[Tutor] copies deep and shallow

Michael Janssen Janssen at rz.uni-frankfurt.de
Fri Feb 13 04:15:35 EST 2004


On Thu, 12 Feb 2004, Marilyn Davis wrote:

> #!/usr/bin/env python2.2
> '''Trying to demonstrate deep/shallow copies of dictionaries'''
>
> import copy
> combos = {'steak':'lobster', 'liver':'onions'}
> combos2 = combos.copy()
> combos2['steak'] = 'eggs'

value 'lobster' might have been the same internal object as in
combos['steak']. But here 'steak' gets reassigned.
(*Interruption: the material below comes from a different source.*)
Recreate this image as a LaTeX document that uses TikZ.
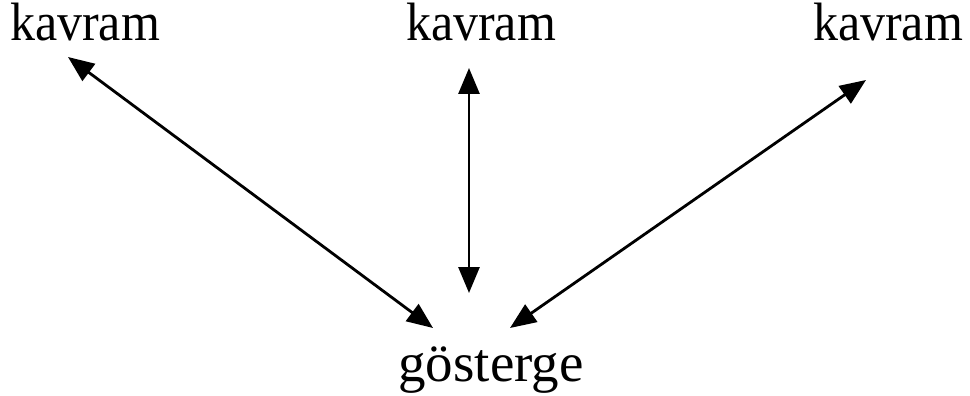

You could try to
*change* the string in place, but you will fail, because you can't
change strings in place:

>>> import copy
>>> immutable = {"aString": "here"}
>>> immutable2 = copy.copy(immutable)
>>> immutable["aString"] += " and there"
>>> immutable
{'aString': 'here and there'}
>>> immutable2
{'aString': 'here'}



> I thought that when I changed combos2's 'lobster' to 'eggs', that the
> original combos would be affected.  I thought that that is what a
> shallow copy meant.

You actually need a nested data structur to show the effects of
non-recursive copy ;-) Put another (mutable) container type within your
dict and then change the content of this object:

>>> lvl1 = {"lvl2": [1,2,3]}
>>> lvl1_copy = copy.copy(lvl1)
>>> lvl1["lvl2"][0] = 4 # reassigning within lvl2
>>> lvl1
{'lvl2': [4, 2, 3]}
>>> lvl1_copy
{'lvl2': [4, 2, 3]}

---> 'lvl2' list was 'shared' between the two copies of the dictionary.
With copy.deepcopy the 'lvl2' list would have been created as a copy too.